かっぱちゃんの耳

感覚過敏やらADHDの診断をもらった大学生が、特別支援学級の先生になりました。

かってに大きくなるからだ②

紙に残せないかきなぐり。
 
学校で会うこどもは、みんな可愛い。
 
素直な子から敵意しか向けてこない子、ちまちま動く一年生から声の低くなった六年生、アイドルのような顔立ちの整った子そうじゃない子、みんな。
 
本気でそう思っていたのだけど、このところ自分の中で例外ができてしまったようで、とても苦しい。
 
 
その子も、可愛い。
可愛かった。
つい最近まで。
 
私が朝学校に行くたび、「うどんりんごせんせいがきたよ!」と大きな声でみんなに知らせて、「せんせいおはよう」と抱きつきにきてくれる男の子。
 
けれど、高学年に上がり、身体の成長で性に目覚めたけれど精神発達がそれに追いつかなくなってきた。
女子児童や私に対して、無遠慮に身体を触ったり、「おなかみせてー!」などと発言するようになった。
 
当然、職員みんなで対処にあたる。
社会的ルールとして、言葉や絵など、様々な手段を使って教えるけれど、なかなか効果が出ない。
発達上、まだ善悪の判断も難しい子なのだ。 「なぜだめなのか」を疑問に思うずっと前の、「やったらダメ」がわからない段階。
 
今日も、「うどんりんごせんせい、おはよう!」と抱きつきに来てくれたその子をやんわり押し留めて、「おはよう。

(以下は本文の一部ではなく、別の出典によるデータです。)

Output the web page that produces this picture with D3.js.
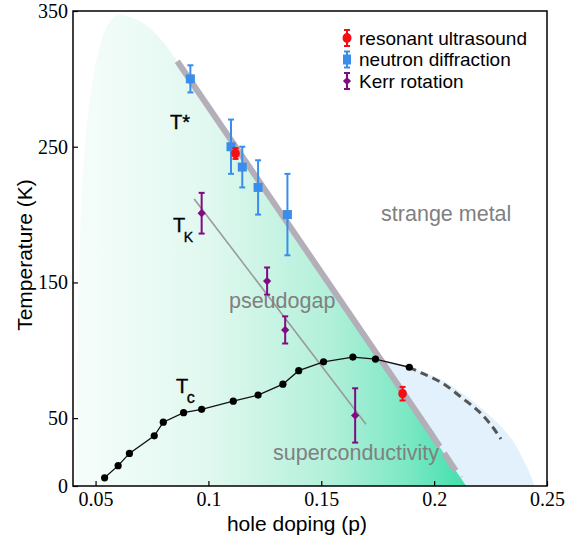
<!DOCTYPE html>
<html>
<head>
<meta charset="utf-8">
<script src="https://cdn.jsdelivr.net/npm/d3@7"></script>
<style>
  html, body { margin: 0; padding: 0; background: #fff; }
  svg { display: block; }
</style>
</head>
<body>
<svg id="chart" width="566" height="544"></svg>
<script>
// ---- data -------------------------------------------------------------
// superconducting transition temperature Tc(p)
const tcDoping = [0.054, 0.060, 0.065, 0.076, 0.080, 0.089, 0.097, 0.111, 0.122, 0.133, 0.140, 0.151, 0.164, 0.174, 0.189];
const tcTemp   = [6, 15, 24, 37, 47, 54, 56.5, 62.5, 67, 75, 85, 91.5, 95, 93.5, 87.5];

// dashed continuation of the Tc dome
const tcExtDoping = [0.1887, 0.1948, 0.2037, 0.2126, 0.2199, 0.2258, 0.2296];
const tcExtTemp   = [87.5, 83, 75.7, 64.6, 54.8, 43.7, 34.6];

// neutron diffraction T*
const ndDoping = [0.092, 0.110, 0.115, 0.122, 0.135];
const ndTemp   = [300, 250, 235, 220, 200];
const ndErr    = [10, 20, 15, 20, 30];

// resonant ultrasound
const ruDoping = [0.112, 0.186];
const ruTemp   = [245, 68];
const ruErr    = [4, 5];

// Kerr rotation T_K
const krDoping = [0.097, 0.126, 0.134, 0.165];
const krTemp   = [201, 151, 115, 52];
const krErr    = [15, 10, 10, 20];

// T* line (solid part, then dashed part)
const tStarDoping = [0.0862, 0.1973, 0.2117];
const tStarTemp   = [313, 42, 6];

// T_K guide line
const tkDoping = [0.0937, 0.1698];
const tkTemp   = [211.5, 45.5];

// pseudogap shading outline (left rounded edge, then down the T* line)
const pgDoping = [0.0415, 0.0420, 0.0435, 0.0455, 0.0480, 0.0515, 0.0555, 0.0595, 0.0645, 0.0700, 0.0755, 0.0805, 0.0862, 0.2142];
const pgTemp   = [0, 100, 200, 255, 290, 322, 340, 347, 346, 342, 335, 326, 313, 0];

// overdoped region shading (below the dome, right of T*)
const odDoping = [0.174, 0.1887, 0.1960, 0.2048, 0.2135, 0.2212, 0.2284, 0.2345, 0.2387, 0.2422, 0.2445, 0.2142];
const odTemp   = [93.4, 87.5, 83.5, 77, 67, 57, 46, 34, 22, 10, 0, 0];

const xTicks = [0.05, 0.1, 0.15, 0.2, 0.25];
const xTickLabels = ["0.05", "0.1", "0.15", "0.2", "0.25"];
const yTicks = [0, 50, 150, 250, 350];
const yTickLabels = ["0", "50", "150", "250", "350"];

const legendItems = ["resonant ultrasound", "neutron diffraction", "Kerr rotation"];

// ---- layout -----------------------------------------------------------
const svg = d3.select("#chart");
const plotL = 73, plotR = 547, plotT = 11, plotB = 486;
const x = d3.scaleLinear().domain([0.04, 0.25]).range([plotL, plotR]);
const y = d3.scaleLinear().domain([0, 350]).range([plotB, plotT]);

const zip = (a, b) => a.map((v, i) => [v, b[i]]);
const BLUE = "#3a8dea", RED = "#f50f14", PURPLE = "#820a82";
const SANS = "'Liberation Sans', Arial, Helvetica, sans-serif";
const SERIF = "'Liberation Serif', 'Times New Roman', serif";

const defs = svg.append("defs");
const grad = defs.append("linearGradient")
  .attr("id", "pgGrad").attr("gradientUnits", "userSpaceOnUse")
  .attr("x1", x(0.04)).attr("x2", x(0.2142)).attr("y1", 0).attr("y2", 0);
[[0, "#f6fdfb"], [0.35, "#e0f8ef"], [0.65, "#b2f0da"], [0.85, "#7ce8c4"], [1, "#40dfac"]]
  .forEach(([o, c]) => grad.append("stop").attr("offset", o).attr("stop-color", c));

defs.append("clipPath").attr("id", "plotClip")
  .append("rect").attr("x", plotL).attr("y", plotT).attr("width", plotR - plotL).attr("height", plotB - plotT);

const plot = svg.append("g").attr("clip-path", "url(#plotClip)");

const straight = d3.line().x(d => x(d[0])).y(d => y(d[1]));
const smooth = d3.line().x(d => x(d[0])).y(d => y(d[1])).curve(d3.curveCatmullRom);

// overdoped shading
const odPts = zip(odDoping, odTemp);
plot.append("path")
  .attr("d", smooth(odPts.slice(1, 11)) + "L" + x(odPts[11][0]) + "," + y(odPts[11][1]) +
             "L" + x(odPts[0][0]) + "," + y(odPts[0][1]) + "Z")
  .attr("fill", "#e2f1fc");

// pseudogap shading
const pgPts = zip(pgDoping, pgTemp);
const pgLast = pgPts[pgPts.length - 1];
plot.append("path")
  .attr("d", smooth(pgPts.slice(0, pgPts.length - 1)) + "L" + x(pgLast[0]) + "," + y(pgLast[1]) + "Z")
  .attr("fill", "url(#pgGrad)");

// T* line
const tsPts = zip(tStarDoping, tStarTemp);
plot.append("path").attr("d", straight(tsPts.slice(0, 2)))
  .attr("fill", "none").attr("stroke", "#b3aeb8").attr("stroke-width", 6);
plot.append("path").attr("d", straight(tsPts.slice(1, 3)))
  .attr("fill", "none").attr("stroke", "#b3aeb8").attr("stroke-width", 6)
  .attr("stroke-dasharray", "21,8");

// T_K guide line
plot.append("path").attr("d", straight(zip(tkDoping, tkTemp)))
  .attr("fill", "none").attr("stroke", "#9a9a9a").attr("stroke-width", 1.6);

// Tc dome dashed continuation
plot.append("path").attr("d", smooth(zip(tcExtDoping, tcExtTemp)))
  .attr("fill", "none").attr("stroke", "#555").attr("stroke-width", 3)
  .attr("stroke-dasharray", "8,5");

// Tc line + points
const tcPts = zip(tcDoping, tcTemp);
plot.append("path").attr("d", straight(tcPts))
  .attr("fill", "none").attr("stroke", "#111").attr("stroke-width", 1.3);
plot.selectAll("circle.tc").data(tcPts).join("circle").attr("class", "tc")
  .attr("cx", d => x(d[0])).attr("cy", d => y(d[1])).attr("r", 3.6).attr("fill", "#000");

// region labels
const regionLabels = [
  { text: "strange metal", p: 0.1765, t: 195 },
  { text: "pseudogap", p: 0.1091, t: 131 },
  { text: "superconductivity", p: 0.1286, t: 19 }
];
svg.selectAll("text.region").data(regionLabels).join("text").attr("class", "region")
  .attr("x", d => x(d.p)).attr("y", d => y(d.t))
  .attr("font-family", SANS).attr("font-size", 21.5).attr("fill", "#808080")
  .text(d => d.text);

// error bar helper
function errorBars(g, pts, color, capW, sw) {
  g.selectAll(null).data(pts).join("line")
    .attr("x1", d => x(d[0])).attr("x2", d => x(d[0]))
    .attr("y1", d => y(d[1] - d[2])).attr("y2", d => y(d[1] + d[2]))
    .attr("stroke", color).attr("stroke-width", sw);
  ["lo", "hi"].forEach(k => {
    g.selectAll(null).data(pts).join("line")
      .attr("x1", d => x(d[0]) - capW / 2).attr("x2", d => x(d[0]) + capW / 2)
      .attr("y1", d => y(k === "lo" ? d[1] - d[2] : d[1] + d[2]))
      .attr("y2", d => y(k === "lo" ? d[1] - d[2] : d[1] + d[2]))
      .attr("stroke", color).attr("stroke-width", sw);
  });
}

const marks = svg.append("g");
const ndPts = ndDoping.map((p, i) => [p, ndTemp[i], ndErr[i]]);
const krPts = krDoping.map((p, i) => [p, krTemp[i], krErr[i]]);
const ruPts = ruDoping.map((p, i) => [p, ruTemp[i], ruErr[i]]);

// neutron diffraction
errorBars(marks, ndPts, BLUE, 6, 2);
marks.selectAll("rect.nd").data(ndPts).join("rect").attr("class", "nd")
  .attr("x", d => x(d[0]) - 4.5).attr("y", d => y(d[1]) - 4.5)
  .attr("width", 9).attr("height", 9).attr("fill", BLUE);

// Kerr rotation
errorBars(marks, krPts, PURPLE, 6, 2);
const diamond = d3.symbol().type(d3.symbolSquare).size(34);
marks.selectAll("path.kr").data(krPts).join("path").attr("class", "kr")
  .attr("d", diamond())
  .attr("transform", d => `translate(${x(d[0])},${y(d[1])}) rotate(45)`)
  .attr("fill", PURPLE);

// resonant ultrasound
errorBars(marks, ruPts, RED, 6, 2);
marks.selectAll("ellipse.ru").data(ruPts).join("ellipse").attr("class", "ru")
  .attr("cx", d => x(d[0])).attr("cy", d => y(d[1]))
  .attr("rx", 4.3).attr("ry", 4.8).attr("fill", RED);

// curve labels T*, T_K, T_c
const tLabel = (p, t, main, sub, subSize) => {
  const tx = svg.append("text").attr("x", x(p)).attr("y", y(t))
    .attr("font-family", SANS).attr("font-size", 20).attr("fill", "#000")
    .attr("stroke", "#000").attr("stroke-width", 0.35);
  tx.append("tspan").text(main);
  if (sub) tx.append("tspan").attr("font-size", subSize).attr("dy", 10).attr("dx", -1.5).text(sub);
};
tLabel(0.0830, 263, "T*", null, 0);
tLabel(0.0843, 187, "T", "K", 14);
tLabel(0.0856, 68.5, "T", "c", 16);

// ---- axes -------------------------------------------------------------
const xAxis = d3.axisBottom(x).tickValues(xTicks)
  .tickFormat((d, i) => xTickLabels[i]).tickSizeInner(-5).tickSizeOuter(0).tickPadding(6);
const yAxis = d3.axisLeft(y).tickValues(yTicks)
  .tickFormat((d, i) => yTickLabels[i]).tickSizeInner(-5).tickSizeOuter(0).tickPadding(5);

const gx = svg.append("g").attr("transform", `translate(0,${plotB})`).call(xAxis);
const gy = svg.append("g").attr("transform", `translate(${plotL},0)`).call(yAxis);
[gx, gy].forEach(g => {
  g.select(".domain").remove();
  g.selectAll(".tick line").attr("stroke", "#000").attr("stroke-width", 1.2);
  g.selectAll(".tick text").attr("font-family", SERIF).attr("font-size", 20).attr("fill", "#000");
});

// frame
svg.append("rect").attr("x", plotL).attr("y", plotT)
  .attr("width", plotR - plotL).attr("height", plotB - plotT)
  .attr("fill", "none").attr("stroke", "#000").attr("stroke-width", 1.5);

// axis titles
svg.append("text").attr("x", 297).attr("y", 531).attr("text-anchor", "middle")
  .attr("font-family", SANS).attr("font-size", 21).attr("fill", "#000")
  .text("hole doping (p)");
svg.append("text").attr("transform", "translate(32,255) rotate(-90)").attr("text-anchor", "middle")
  .attr("font-family", SANS).attr("font-size", 21).attr("fill", "#000")
  .text("Temperature (K)");

// ---- legend -----------------------------------------------------------
const lg = svg.append("g");
const lx = 347, ly0 = 38, ldy = 21.5;
legendItems.forEach((name, i) => {
  const cy = ly0 + i * ldy;
  const color = [RED, BLUE, PURPLE][i];
  lg.append("line").attr("x1", lx).attr("x2", lx).attr("y1", cy - 8).attr("y2", cy + 8)
    .attr("stroke", color).attr("stroke-width", 2);
  [cy - 8, cy + 8].forEach(yy => lg.append("line")
    .attr("x1", lx - 3).attr("x2", lx + 3).attr("y1", yy).attr("y2", yy)
    .attr("stroke", color).attr("stroke-width", 2));
  if (i === 0) lg.append("ellipse").attr("cx", lx).attr("cy", cy).attr("rx", 4.5).attr("ry", 5).attr("fill", color);
  if (i === 1) lg.append("rect").attr("x", lx - 4).attr("y", cy - 5).attr("width", 8).attr("height", 10).attr("fill", color);
  if (i === 2) lg.append("path").attr("d", diamond()).attr("transform", `translate(${lx},${cy}) rotate(45)`).attr("fill", color);
  lg.append("text").attr("x", lx + 12).attr("y", cy).attr("dy", "0.35em")
    .attr("font-family", SANS).attr("font-size", 19).attr("fill", "#000").text(name);
});
</script>
</body>
</html>
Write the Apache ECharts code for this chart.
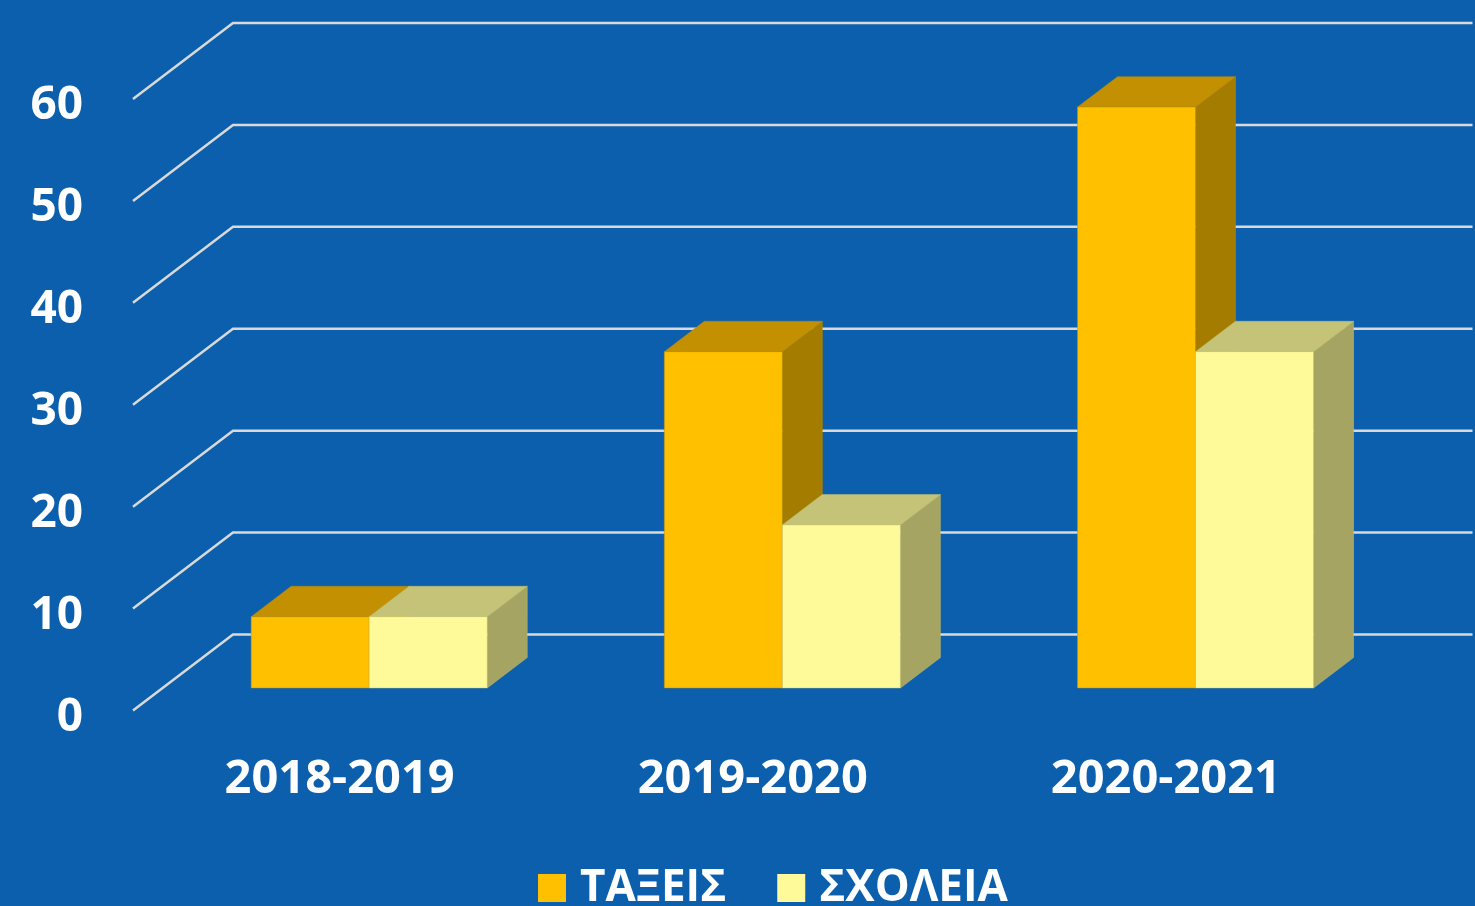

腕はオッケー、おなかはバツだったね」と語りかけながら。 そして、昼休み、どこで覚えたのか「ちゅっちゅしたい!」と繰り返しながら女子児童に付きまとうその子を別室へ連れて行きながら。
 
いつも自分の胸の溢れ出ていた、「この子たちが可愛い。大事だ。ちゃんと教えていかなくちゃ」という愛情のような、義務感のような感情がシュウっとしぼんでいくのを感じた。
 
もちろんそれで、するべき指導や、対応に差が出るわけではない……と、信じているけど。少なくとも、私は出していないつもりだけど。
 
でも、自分の中で一瞬でも、 「この子は教えるべき子なのに、近寄りたくない」 と思ってしまったことが何よりショックだった。
大人になっていく彼の成長を喜べなかった。
 
 
 
帰り道。 用事で、大きな駅を通った。
 
壁際に座り込んで、金銭を請う段ボールプレートを出している男性。 ぼろぼろの衣服、異臭を漂わせながら横たわっている何人か。
 
一説には、そのようなホームレスの7割近くが知的な障害を抱えた人々だと本で読んだ気がする。刑務所、拘置所の中にもそうしたハンデをもつ人が多すぎる、日本の社会は彼らを置き去りにしている、と。 出会った子どもたちの一人たりとも(そして本来は世の中の誰にも)そんな思いはしてほしくない。
 
でも、正直、 「今のままでは、あの子とあの子は、親亡き後はああなりかねない」 と思ってしまった。そんな未来は絶対に嫌だけど。
 
私にできることはあまりに少ない。 学級の先生方にもそうだし、私が正規の教員になった後も、彼らに教えられること、かかわれる範囲は限られている。
その中で、何ができる?何を優先すべき?あの子に何を残せる?
 
「そういうの考えてるとね、寝れなくなるよ、ほどほどに趣味に逃げなね」 と、担当の先生から前に言われたっけ。
 
今のところはまだ、考え事よりも子どもたちとサッカーした身体的な疲労が勝つので、よく眠れそうだけど。
 
ほんとの先生になったら、そういうわけにもいかないんだろな。